As many of the disappeared had last been seen at the train station, the site became a focus of the investigation. In June, two of the youngest members of the force were sent by train from Berlin to Hanover. By pretending to be homeless, it was hoped that they would come into contact with the killer.
The luck that had six years earlier prevented the discovery of Friedel Roth’s severed head returned to Haarmann. At the station, the murderer met with a 15-year-old boy named Karl Fromm, who had once stayed with Haarmann and Grans. Irritated by the boy’s attitude, Haarmann sought to make things difficult by claiming to railway police that the boy was travelling under false papers. Fromm turned the tables on his former host by charging that he had been molested during his stay at the Neuestrasse apartment. As the young police officers waited in the train station, hoping to be approached by the killer, Haarmann was arrested.
As he was still a suspect in the disappearances, police took the opportunity to search Haarmann and Grans’ apartment. There they found clothing belonging to many of the missing and murdered boys. While Haarmann admitted to having sex with several of the missing boys, he maintained that he’d had nothing to do with their disappearances. He insisted that the items of clothing, which numbered in the hundreds, were just a part of his business as a dealer in used clothes. Gradually, however, evidence from other quarters was being gathered. Among those connecting the clothing dealer to the murders was a boy named Fritz Kahlmeyer who identified Haarmann as the police officer who had accompanied him and his friend to a local circus on the evening of the latter’s disappearance.
After weeks of interrogation, with evidence mounting, Haarmann confessed.
On 8 July 1924, 15 days after Haarmann’s arrest, police took Grans into custody.

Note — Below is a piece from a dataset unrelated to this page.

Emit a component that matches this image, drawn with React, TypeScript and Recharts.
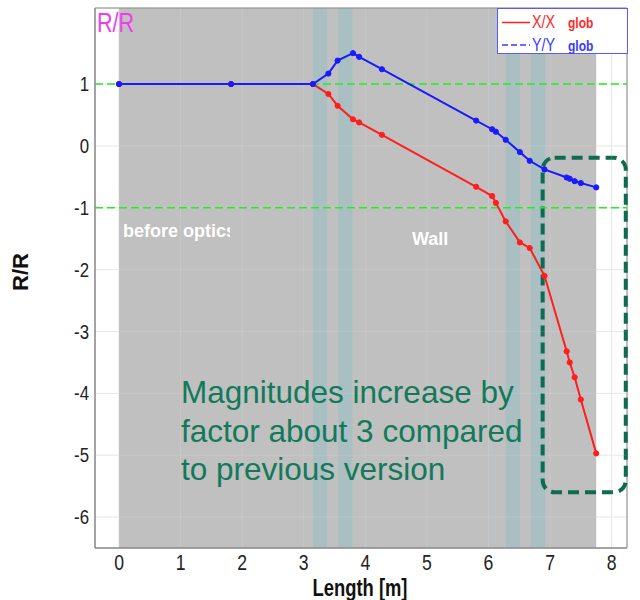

The subsequent trial, beginning on 8 December 1924, was as spectacular as it was bizarre. Haarmann conducted his own defence in a casual manner, as if oblivious to the seriousness of the charges. Smiling, he told little jokes, smoked a cigar and complained about the number of women in the courtroom. As always, Grans appeared in stark contrast. Charged with two counts of murder, he was serious and intense. The two men turned on each other, the bitterness escalating after Haarmann accused his former lover of taking part in certain murders. When the trial drew to an end nine days later, both men received death sentences.
What followed was a twist worthy of de Maupassant. While working one day, a messenger came across a letter lying on a Hanover street. Addressed and ultimately delivered to Albert Grans, the father of Hans, the letter was a lengthy and detailed confession from Fritz Haarmann in which he, the Butcher of Hanover, revealed that he had framed his former lover. After his father passed the letter on to the authorities, Grans was retried and received a sentence of 12 years.

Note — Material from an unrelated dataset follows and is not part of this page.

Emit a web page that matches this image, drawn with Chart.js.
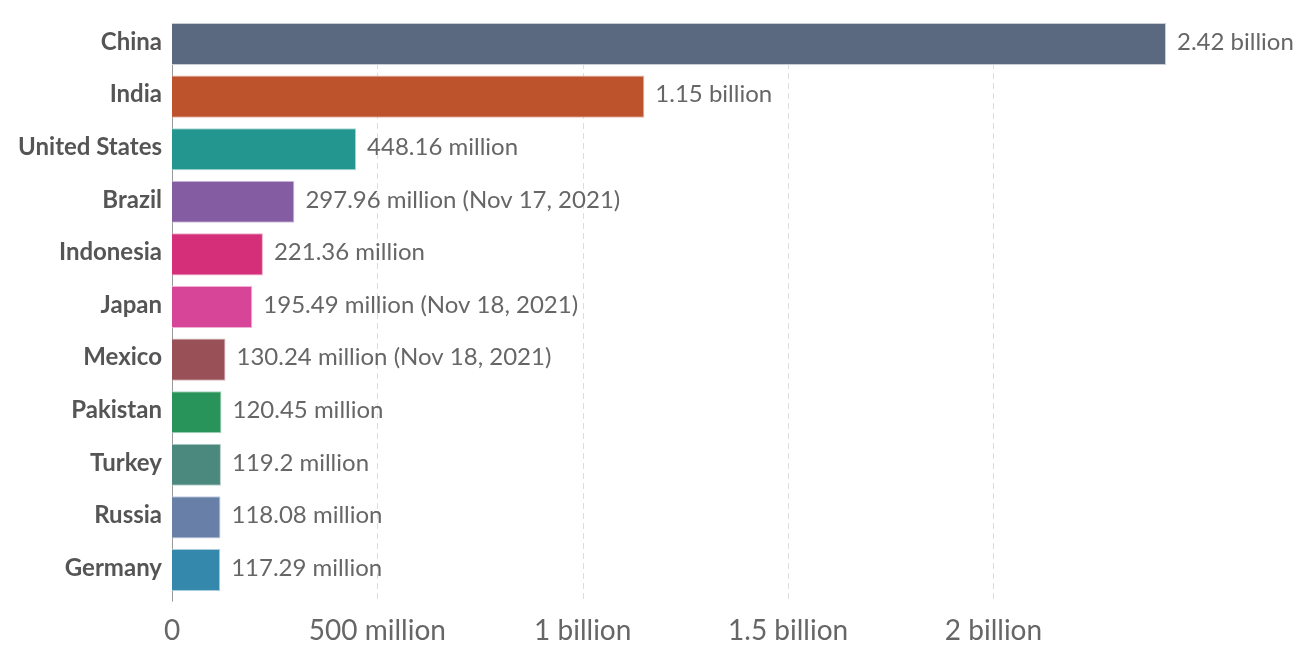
<!DOCTYPE html>
<html>
<head>
<meta charset="utf-8">
<script src="https://cdn.jsdelivr.net/npm/chart.js@4"></script>
<style>
html,body{margin:0;padding:0;background:#fff;}
#wrap{width:1308px;height:654px;position:relative;}
</style>
</head>
<body>
<div id="wrap"><canvas id="c"></canvas></div>
<script>
const categories = ["China","India","United States","Brazil","Indonesia","Japan","Mexico","Pakistan","Turkey","Russia","Germany"];
const values = [2.42e9, 1.15e9, 448.16e6, 297.96e6, 221.36e6, 195.49e6, 130.24e6, 120.45e6, 119.2e6, 118.08e6, 117.29e6];
const valueLabels = ["2.42 billion","1.15 billion","448.16 million","297.96 million (Nov 17, 2021)","221.36 million","195.49 million (Nov 18, 2021)","130.24 million (Nov 18, 2021)","120.45 million","119.2 million","118.08 million","117.29 million"];
const tickValues = [0, 5e8, 1e9, 1.5e9, 2e9];
const tickLabels = ["0","500 million","1 billion","1.5 billion","2 billion"];
const barColors = ["#5a6880","#bd532d","#23968f","#835ca1","#d52f7a","#d64597","#9a5057","#28945a","#4b897e","#6880a8","#3388ab"];
const borderColors = ["#c9ced8","#e4b9a9","#a9d6d3","#d0c0dc","#eeacc9","#eeb1d4","#d3b6b9","#a9d4bd","#b7d0cc","#c3cde0","#a9cfdf"];

const gridPlugin = {
  id: 'gridPlugin',
  beforeDatasetsDraw(chart) {
    const {ctx} = chart;
    const x = chart.scales.x, y = chart.scales.y;
    const pitch = y.getPixelForValue(1) - y.getPixelForValue(0);
    const top = y.getPixelForValue(0) - pitch/2 + 5.3;
    const bottom = y.getPixelForValue(categories.length-1) + pitch/2 + 5.3;
    ctx.save();
    ctx.lineWidth = 1;
    ctx.strokeStyle = '#dddddd';
    ctx.setLineDash([6,4]);
    tickValues.forEach(v => {
      if (v === 0) return;
      const px = Math.round(x.getPixelForValue(v)) + 0.5;
      ctx.beginPath(); ctx.moveTo(px, top); ctx.lineTo(px, bottom); ctx.stroke();
    });
    ctx.setLineDash([]);
    ctx.strokeStyle = '#999999';
    const px0 = Math.round(x.getPixelForValue(0)) + 0.5;
    ctx.beginPath(); ctx.moveTo(px0, top); ctx.lineTo(px0, bottom); ctx.stroke();
    ctx.restore();
  },
  afterDatasetsDraw(chart) {
    const {ctx} = chart;
    const meta = chart.getDatasetMeta(0);
    ctx.save();
    ctx.font = '24px Lato';
    ctx.fillStyle = '#666666';
    ctx.textAlign = 'left';
    ctx.textBaseline = 'middle';
    meta.data.forEach((bar, i) => {
      ctx.fillText(valueLabels[i], bar.x + 11, bar.y - 2);
    });
    ctx.restore();
  }
};

new Chart(document.getElementById('c'), {
  type: 'bar',
  data: {
    labels: categories,
    datasets: [{
      data: values,
      backgroundColor: barColors,
      borderColor: borderColors,
      borderWidth: 1,
      barPercentage: 0.8,
      categoryPercentage: 1.0
    }]
  },
  options: {
    indexAxis: 'y',
    responsive: true,
    maintainAspectRatio: false,
    animation: false,
    layout: { padding: { top: 17.7, right: 142, bottom: 0, left: 0 } },
    plugins: { legend: { display: false }, tooltip: { enabled: false } },
    scales: {
      x: {
        type: 'linear',
        min: 0,
        max: 2.42e9,
        afterBuildTicks(scale) { scale.ticks = tickValues.map(v => ({value: v})); },
        afterFit(scale) { scale.height = 57.7; scale.paddingLeft = 0; scale.paddingRight = 0; },
        grid: { display: false, drawTicks: false },
        border: { display: false },
        ticks: {
          padding: 18,
          color: '#666666',
          font: { family: 'Lato', size: 28 },
          callback(v) { const i = tickValues.indexOf(v); return i >= 0 ? tickLabels[i] : ''; },
          maxRotation: 0, autoSkip: false
        }
      },
      y: {
        afterFit(scale) { scale.width = 172; scale.paddingTop = 0; scale.paddingBottom = 0; },
        grid: { display: false, drawTicks: false },
        border: { display: false },
        ticks: {
          padding: 10,
          labelOffset: -2,
          color: '#555555',
          font: { family: 'Lato', size: 24, weight: 'bold' },
          autoSkip: false
        }
      }
    }
  },
  plugins: [gridPlugin]
});
</script>
</body>
</html>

On 15 April 1925, Haarmann was beheaded. His life and crimes were adapted to the screen in the 1973 Ulli Lommel film Die Zärtlichkeit der Wölfe (The Tenderness of the Wolves). In 1995, Haarmann’s story returned to the screen in Der Totmacher (The Deathmaker). Starring Götz George, the script often uses the Butcher’s own words as recorded in the files of Erich Schultze, one of the psychiatric experts who interviewed Haarmann during his last days.
But what of Hans Grans? After his release from prison he returned to Hanover, where it seems he probably lived out the rest of his life. He is known to have been living in the city as late as the 1970s.
EARLE NELSON
In Edgar Allan Poe’s classic 1841 short story The Murders in the Rue Morgue, detective C. Auguste Dupin is baffled by the strangulation of two women in what appears to be an inacc
essible room off a street in Paris. His conclusion? The deaths were suffered at the hands of an orang-utan, the escaped pet of a French sailor. Earle Nelson’s victims were also women – at least 20, murdered in both the United States and Canada. Like Poe’s orang-utan, Nelson killed with his hands. Such was his strength that he earned the moniker ‘The Gorilla Man’.

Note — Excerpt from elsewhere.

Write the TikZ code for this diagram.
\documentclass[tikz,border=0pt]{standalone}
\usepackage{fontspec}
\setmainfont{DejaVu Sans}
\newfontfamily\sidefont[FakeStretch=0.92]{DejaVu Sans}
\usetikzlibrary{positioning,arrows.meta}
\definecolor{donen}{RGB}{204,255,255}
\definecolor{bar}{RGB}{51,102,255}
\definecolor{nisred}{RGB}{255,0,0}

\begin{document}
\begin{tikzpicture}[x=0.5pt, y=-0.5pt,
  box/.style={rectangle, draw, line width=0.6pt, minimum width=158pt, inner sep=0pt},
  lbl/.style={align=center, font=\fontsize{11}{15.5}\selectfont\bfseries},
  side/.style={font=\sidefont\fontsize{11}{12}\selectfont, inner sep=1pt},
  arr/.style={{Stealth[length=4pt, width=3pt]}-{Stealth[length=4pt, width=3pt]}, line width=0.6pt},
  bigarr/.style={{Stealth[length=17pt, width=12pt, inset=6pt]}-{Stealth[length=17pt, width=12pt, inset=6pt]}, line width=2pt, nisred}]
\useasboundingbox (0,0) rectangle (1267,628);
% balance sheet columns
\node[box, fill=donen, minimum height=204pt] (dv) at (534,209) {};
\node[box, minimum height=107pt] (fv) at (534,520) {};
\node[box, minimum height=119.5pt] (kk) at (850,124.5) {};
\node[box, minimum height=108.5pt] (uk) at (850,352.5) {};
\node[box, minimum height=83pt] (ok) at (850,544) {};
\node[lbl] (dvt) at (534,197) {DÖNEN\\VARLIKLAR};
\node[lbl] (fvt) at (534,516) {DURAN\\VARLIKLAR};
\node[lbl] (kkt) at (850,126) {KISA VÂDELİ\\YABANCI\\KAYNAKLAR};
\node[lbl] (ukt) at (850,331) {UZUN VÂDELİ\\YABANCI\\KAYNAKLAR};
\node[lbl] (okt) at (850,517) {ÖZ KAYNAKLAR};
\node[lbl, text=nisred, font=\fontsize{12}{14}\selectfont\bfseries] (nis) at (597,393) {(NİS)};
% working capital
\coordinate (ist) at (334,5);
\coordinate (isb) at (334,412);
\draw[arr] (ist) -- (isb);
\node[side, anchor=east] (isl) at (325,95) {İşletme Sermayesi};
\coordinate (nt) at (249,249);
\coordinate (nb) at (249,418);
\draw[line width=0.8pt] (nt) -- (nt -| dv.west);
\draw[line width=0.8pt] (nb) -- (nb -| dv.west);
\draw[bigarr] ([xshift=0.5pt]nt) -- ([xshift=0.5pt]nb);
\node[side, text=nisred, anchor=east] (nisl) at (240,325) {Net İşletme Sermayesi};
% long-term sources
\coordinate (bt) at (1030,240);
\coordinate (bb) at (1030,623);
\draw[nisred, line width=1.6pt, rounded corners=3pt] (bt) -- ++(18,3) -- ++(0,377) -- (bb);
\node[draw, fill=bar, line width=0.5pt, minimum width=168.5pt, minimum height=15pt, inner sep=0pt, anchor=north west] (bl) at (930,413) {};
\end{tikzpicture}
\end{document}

It cannot be said that Earle Leonard Nelson ever really knew his mother and father; both died of syphilis within 18 months of his birth on 12 May 1897. He was raised by his widowed grandmother in San Francisco, the city in which he was born. A devout Pentecostalist, Jennie Nelson was described as a distant woman. Most of her time and energy was spent in a constant struggle to maintain a household which included Earle and two of her own children. Nelson picked up on his grandmother’s religious devotion, developing something of an obsession with the Bible. This did nothing to prevent him stealing from shopkeepers or behaving badly at school. He was expelled for the first time at the age of 7.
Four years later, Nelson suffered a horrific accident which some speculate may have contributed to his actions later in life. Riding a bicycle, he passed in front of a streetcar and was hit. He landed on his head, creating a wound that left him unconscious. It wasn’t until ten days later that he was able to leave his bed.
Always a poor student, at 14 years of age Nelson left school for good. During the same year, his grandmother died and he went to live with his Aunt Lillian and her husband. He began to work, but seemed incapable of maintaining employment. Often he would simply wander away from a job, never to return. Although his aunt would later say that he was like a child in this respect, Nelson soon adopted some very adult habits. When he was 15 years old, he began to drink heavily and frequent the brothels of the city’s Barbary Coast district. He would go out on binges for days – even weeks – at a time. These disappearances, Nelson explained to his aunt and uncle, were simply a result of his looking for work. Indeed, he always managed to contribute financially to the household. However, in the spring of 1915, a partial explanation for their nephew’s absences was revealed when Nelson was caught after burgling a cabin in northern California. At 18, he was sentenced to two years at San Quentin Prison.